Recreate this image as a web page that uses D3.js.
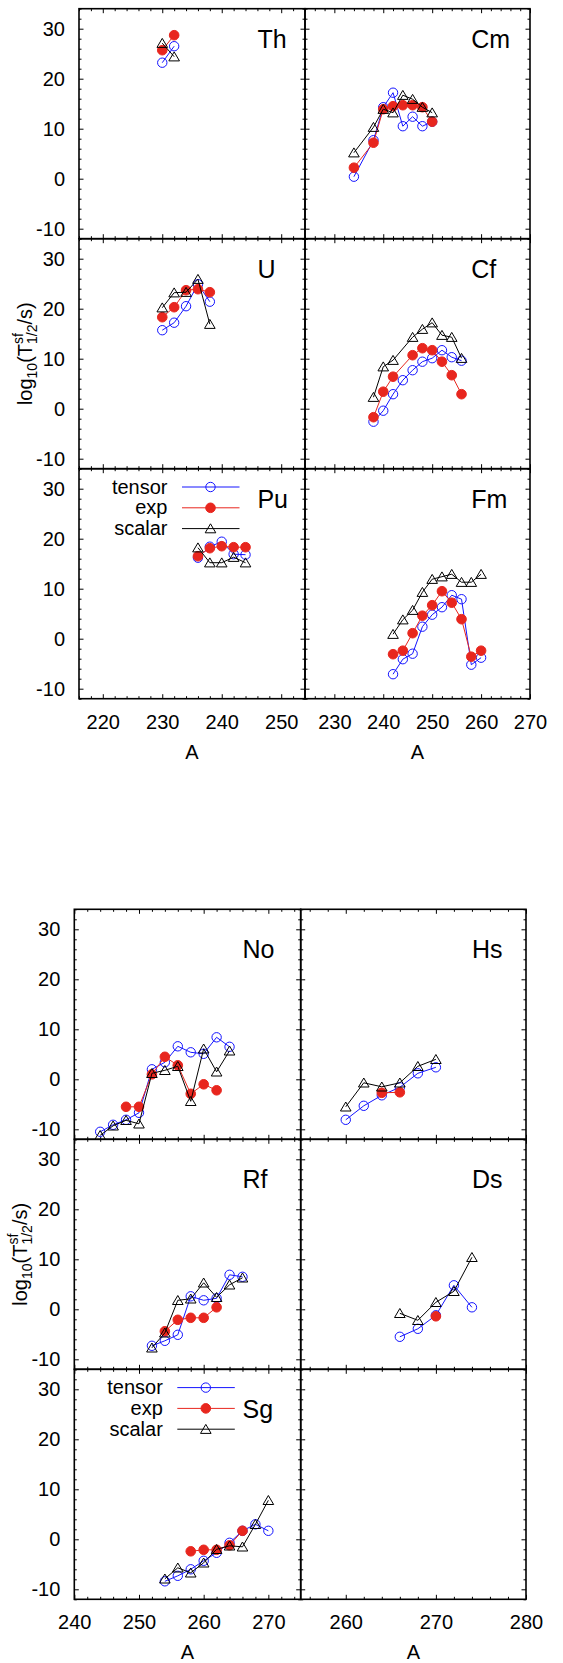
<!DOCTYPE html>
<html>
<head>
<meta charset="utf-8">
<script src="https://cdn.jsdelivr.net/npm/d3@7"></script>
<style>
  body { margin: 0; background: #fff; }
  text { font-family: "Liberation Sans", Arial, Helvetica, sans-serif; }
</style>
</head>
<body>
<div id="chart"></div>
<script>
// log10(T_sf / s), per element; null = no point
const thA      = [230, 232];
const thTensor = [23.2, 26.5];
const thExp    = [25.7, 28.7];
const thScalar = [27.1, 24.4];

const cmA      = [234, 238, 240, 242, 244, 246, 248, 250];
const cmTensor = [0.4, 7.7, 14.3, 17.2, 10.5, 12.4, 10.5, 11.4];
const cmExp    = [2.2, 7.2, 13.9, 14.5, 14.7, 14.7, 14.3, 11.4];
const cmScalar = [5.2, 10.3, 13.9, 13.2, 16.7, 15.9, 14.3, 13.2];

const uA      = [230, 232, 234, 236, 238];
const uTensor = [15.7, 17.2, 20.5, 24.9, 21.4];
const uExp    = [18.3, 20.3, 23.7, 23.9, 23.3];
const uScalar = [20.2, 23.2, 23.3, 25.9, 16.9];

const cfA      = [238, 240, 242, 244, 246, 248, 250, 252, 254, 256];
const cfTensor = [-2.6, -0.4, 2.9, 5.7, 7.7, 9.4, 10.1, 11.7, 10.3, 9.6];
const cfExp    = [-1.7, 3.4, 6.4, null, 10.7, 12.1, 11.7, 9.4, 6.7, 2.9];
const cfScalar = [2.3, 8.4, 9.7, null, 14.3, 15.9, 17.2, 14.7, 14.3, 10.1];

const puA      = [236, 238, 240, 242, 244];
const puTensor = [16.2, 18.4, 19.4, 16.9, 16.8];
const puExp    = [16.5, 18.1, 18.5, 18.3, 18.3];
const puScalar = [18.2, 15.2, 15.2, 16.3, 15.2];

const fmA      = [242, 244, 246, 248, 250, 252, 254, 256, 258, 260];
const fmTensor = [-7.1, -4.1, -3.0, 2.4, 4.8, 6.3, 8.7, 7.9, -5.2, -3.8];
const fmExp    = [-3.1, -2.4, 1.1, 4.6, 6.7, 9.5, 7.2, 3.9, -3.6, -2.4];
const fmScalar = [0.9, 3.8, 5.7, 9.3, 11.9, 12.4, 12.9, 11.3, 11.3, 12.9];

const noA      = [244, 246, 248, 250, 252, 254, 256, 258, 260, 262, 264];
const noTensor = [-10.5, -9.1, -8.1, -6.7, 2.0, 3.4, 6.6, 5.4, 5.1, 8.4, 6.5];
const noExp    = [null, null, -5.5, -5.5, 1.0, 4.5, 2.8, -2.9, -1.0, -2.2, null];
const noScalar = [-11.2, -9.3, -8.2, -8.9, 1.2, 1.8, 2.6, -4.4, 6.1, 1.5, 5.7];

const hsA      = [260, 262, 264, 266, 268, 270];
const hsTensor = [-8.1, -5.3, -3.2, -1.6, 1.2, 2.4];
const hsExp    = [null, null, -2.7, -2.6, null, null];
const hsScalar = [-5.5, -0.7, -1.5, -0.7, 2.6, 4.0];

const rfA      = [252, 254, 256, 258, 260, 262, 264, 266];
const rfTensor = [-7.3, -6.3, -5.1, 2.6, 1.8, 2.2, 6.9, 6.5];
const rfExp    = [null, -4.4, -2.1, -1.7, -1.7, 0.4, null, null];
const rfScalar = [-7.7, -4.7, 1.8, 2.1, 5.3, 2.4, 4.9, 6.3];

const dsA      = [266, 268, 270, 272, 274];
const dsTensor = [-5.5, -3.9, -1.2, 4.8, 0.4];
const dsExp    = [null, null, -1.4, null, null];
const dsScalar = [-0.8, -2.2, 1.4, 3.6, 10.4];

const sgA      = [254, 256, 258, 260, 262, 264, 266, 268, 270];
const sgTensor = [-8.4, -7.3, -6.0, -4.3, -2.7, -0.7, 1.7, 3.0, 1.7];
const sgExp    = [null, null, -2.4, -2.1, -2.1, -1.2, 1.7, null, null];
const sgScalar = [-7.9, -5.7, -6.7, -4.7, -2.0, -1.3, -1.5, 3.0, 7.8];

const seriesNames = ["tensor", "exp", "scalar"];
const yTicks = [-10, 0, 10, 20, 30];

// layout of the two blocks of 2x3 panels
const W = 563, H = 1663, rowH = 230;
const halves = [
  { y0: 8.7, xs: [79, 305, 530], xDom: [[216, 254], [224, 270]], labelAt: [[246, 28], [258, 28]] },
  { y0: 909.3, xs: [74.3, 300.7, 526], xDom: [[240, 275], [255, 280]], labelAt: [[266, 26], [274, 26]] }
];

const panels = [
  { half: 0, row: 0, col: 0, name: "Th", A: thA, vals: [thTensor, thExp, thScalar] },
  { half: 0, row: 0, col: 1, name: "Cm", A: cmA, vals: [cmTensor, cmExp, cmScalar] },
  { half: 0, row: 1, col: 0, name: "U",  A: uA,  vals: [uTensor, uExp, uScalar] },
  { half: 0, row: 1, col: 1, name: "Cf", A: cfA, vals: [cfTensor, cfExp, cfScalar] },
  { half: 0, row: 2, col: 0, name: "Pu", A: puA, vals: [puTensor, puExp, puScalar], legend: true },
  { half: 0, row: 2, col: 1, name: "Fm", A: fmA, vals: [fmTensor, fmExp, fmScalar] },
  { half: 1, row: 0, col: 0, name: "No", A: noA, vals: [noTensor, noExp, noScalar] },
  { half: 1, row: 0, col: 1, name: "Hs", A: hsA, vals: [hsTensor, hsExp, hsScalar] },
  { half: 1, row: 1, col: 0, name: "Rf", A: rfA, vals: [rfTensor, rfExp, rfScalar] },
  { half: 1, row: 1, col: 1, name: "Ds", A: dsA, vals: [dsTensor, dsExp, dsScalar] },
  { half: 1, row: 2, col: 0, name: "Sg", A: sgA, vals: [sgTensor, sgExp, sgScalar], legend: true },
  { half: 1, row: 2, col: 1, name: null }
];

const colors = { tensor: "#1414ff", exp: "#e8261e", scalar: "#000" };
const triPath = "M0,-4.8L5.3,4.2L-5.3,4.2Z";
const plain = d => String(d);   // hyphen minus, as in the original
const blank = () => "";

const svg = d3.select("#chart").append("svg")
  .attr("width", W)
  .attr("height", H);

function drawMarker(g, name, cx, cy) {
  if (name === "tensor") {
    g.append("circle").attr("cx", cx).attr("cy", cy).attr("r", 4.7)
      .attr("fill", "none").attr("stroke", colors.tensor).attr("stroke-width", 1);
  } else if (name === "exp") {
    g.append("circle").attr("cx", cx).attr("cy", cy).attr("r", 4.8)
      .attr("fill", colors.exp).attr("stroke", colors.exp).attr("stroke-width", 1);
  } else {
    g.append("path").attr("d", triPath).attr("transform", `translate(${cx},${cy})`)
      .attr("fill", "none").attr("stroke", colors.scalar).attr("stroke-width", 1);
  }
}

function styleAxis(g) {
  g.select(".domain").remove();
  g.attr("font-size", 20).attr("font-family", null).attr("color", "#000");
  g.selectAll(".tick line").attr("stroke-width", 1);
}

panels.forEach(p => {
  const h = halves[p.half];
  const x0 = h.xs[p.col], x1 = h.xs[p.col + 1];
  const y0 = h.y0 + p.row * rowH, y1 = y0 + rowH;
  const dom = h.xDom[p.col];

  const x = d3.scaleLinear().domain(dom).range([x0, x1]);
  const y = d3.scaleLinear().domain([-12, 34]).range([y1, y0]);

  const xMajor = d3.range(Math.ceil(dom[0] / 10) * 10, dom[1] + 0.01, 10);
  const xMinor = d3.range(Math.ceil(dom[0] / 2) * 2, dom[1] + 0.01, 2).filter(v => v % 10 !== 0);
  const yMinor = d3.range(-12, 34.01, 2).filter(v => v % 10 !== 0);

  const g = svg.append("g");
  const showX = p.row === 2, showY = p.col === 0;

  // ticks on all four sides, pointing inwards
  g.append("g").attr("transform", `translate(0,${y1})`)
    .call(d3.axisBottom(x).tickValues(xMajor).tickSize(-4.5).tickPadding(15.8)
      .tickFormat(showX ? plain : blank))
    .call(styleAxis);
  g.append("g").attr("transform", `translate(0,${y1})`)
    .call(d3.axisBottom(x).tickValues(xMinor).tickSize(-2.5).tickFormat(blank))
    .call(styleAxis);
  g.append("g").attr("transform", `translate(0,${y0})`)
    .call(d3.axisTop(x).tickValues(xMajor).tickSize(-4.5).tickFormat(blank))
    .call(styleAxis);
  g.append("g").attr("transform", `translate(0,${y0})`)
    .call(d3.axisTop(x).tickValues(xMinor).tickSize(-2.5).tickFormat(blank))
    .call(styleAxis);
  g.append("g").attr("transform", `translate(${x0},0)`)
    .call(d3.axisLeft(y).tickValues(yTicks).tickSize(-4.5).tickPadding(14)
      .tickFormat(showY ? plain : blank))
    .call(styleAxis);
  g.append("g").attr("transform", `translate(${x0},0)`)
    .call(d3.axisLeft(y).tickValues(yMinor).tickSize(-2.5).tickFormat(blank))
    .call(styleAxis);
  g.append("g").attr("transform", `translate(${x1},0)`)
    .call(d3.axisRight(y).tickValues(yTicks).tickSize(-4.5).tickFormat(blank))
    .call(styleAxis);
  g.append("g").attr("transform", `translate(${x1},0)`)
    .call(d3.axisRight(y).tickValues(yMinor).tickSize(-2.5).tickFormat(blank))
    .call(styleAxis);

  g.append("rect")
    .attr("x", x0).attr("y", y0)
    .attr("width", x1 - x0).attr("height", y1 - y0)
    .attr("fill", "none").attr("stroke", "#000").attr("stroke-width", 1.6);

  if (showX) {
    g.append("text")
      .attr("x", (x0 + x1) / 2).attr("y", y1 + 60)
      .attr("text-anchor", "middle").attr("font-size", 20)
      .text("A");
  }

  if (!p.name) return;

  // series: tensor, exp, scalar (drawn in that order)
  seriesNames.forEach((s, i) => {
    const pts = p.A.map((a, k) => [a, p.vals[i][k]]).filter(d => d[1] !== null);
    const line = d3.line().x(d => x(d[0])).y(d => y(d[1]));
    g.append("path")
      .datum(pts)
      .attr("d", line)
      .attr("fill", "none")
      .attr("stroke", colors[s])
      .attr("stroke-width", 1);
    const mg = g.append("g");
    pts.forEach(d => drawMarker(mg, s, x(d[0]), y(d[1])));
  });

  const la = h.labelAt[p.col];
  g.append("text")
    .attr("x", x(la[0])).attr("y", y(la[1]))
    .attr("dy", "0.36em")
    .attr("font-size", 25)
    .text(p.name);

  if (p.legend) {
    seriesNames.forEach((s, i) => {
      const ly = y0 + 18.3 + i * 20.8;
      g.append("text")
        .attr("x", x0 + 88.5).attr("y", ly + 6.5)
        .attr("text-anchor", "end").attr("font-size", 20)
        .text(s);
      g.append("line")
        .attr("x1", x0 + 103).attr("x2", x0 + 160.5)
        .attr("y1", ly).attr("y2", ly)
        .attr("stroke", colors[s]).attr("stroke-width", 1);
      drawMarker(g, s, x0 + 131.5, ly);
    });
  }
});

// y-axis titles, one per block, centred on the middle row
halves.forEach(h => {
  const t = svg.append("text")
    .attr("transform", `translate(${h.xs[0] - 47},${h.y0 + rowH * 1.5}) rotate(-90)`)
    .attr("text-anchor", "middle")
    .attr("font-size", 20);
  t.append("tspan").text("log");
  t.append("tspan").attr("font-size", 14).attr("dy", 5).text("10");
  t.append("tspan").attr("dy", -5).text("(T");
  t.append("tspan").attr("font-size", 14).attr("dy", -9).text("sf");
  t.append("tspan").attr("font-size", 14).attr("dx", -10.9).attr("dy", 14).text("1/2");
  t.append("tspan").attr("dy", -5).text("/s)");
});
</script>
</body>
</html>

● What the task requires:
Skip the pictures, please, and transcribe only the lines from the beginning of the material through the one that contains "14.7, 14.3, 10.1];".

● Output for this task:
Recreate this image as a web page that uses D3.js.
<!DOCTYPE html>
<html>
<head>
<meta charset="utf-8">
<script src="https://cdn.jsdelivr.net/npm/d3@7"></script>
<style>
  body { margin: 0; background: #fff; }
  text { font-family: "Liberation Sans", Arial, Helvetica, sans-serif; }
</style>
</head>
<body>
<div id="chart"></div>
<script>
// log10(T_sf / s), per element; null = no point
const thA      = [230, 232];
const thTensor = [23.2, 26.5];
const thExp    = [25.7, 28.7];
const thScalar = [27.1, 24.4];

const cmA      = [234, 238, 240, 242, 244, 246, 248, 250];
const cmTensor = [0.4, 7.7, 14.3, 17.2, 10.5, 12.4, 10.5, 11.4];
const cmExp    = [2.2, 7.2, 13.9, 14.5, 14.7, 14.7, 14.3, 11.4];
const cmScalar = [5.2, 10.3, 13.9, 13.2, 16.7, 15.9, 14.3, 13.2];

const uA      = [230, 232, 234, 236, 238];
const uTensor = [15.7, 17.2, 20.5, 24.9, 21.4];
const uExp    = [18.3, 20.3, 23.7, 23.9, 23.3];
const uScalar = [20.2, 23.2, 23.3, 25.9, 16.9];

const cfA      = [238, 240, 242, 244, 246, 248, 250, 252, 254, 256];
const cfTensor = [-2.6, -0.4, 2.9, 5.7, 7.7, 9.4, 10.1, 11.7, 10.3, 9.6];
const cfExp    = [-1.7, 3.4, 6.4, null, 10.7, 12.1, 11.7, 9.4, 6.7, 2.9];
const cfScalar = [2.3, 8.4, 9.7, null, 14.3, 15.9, 17.2, 14.7, 14.3, 10.1];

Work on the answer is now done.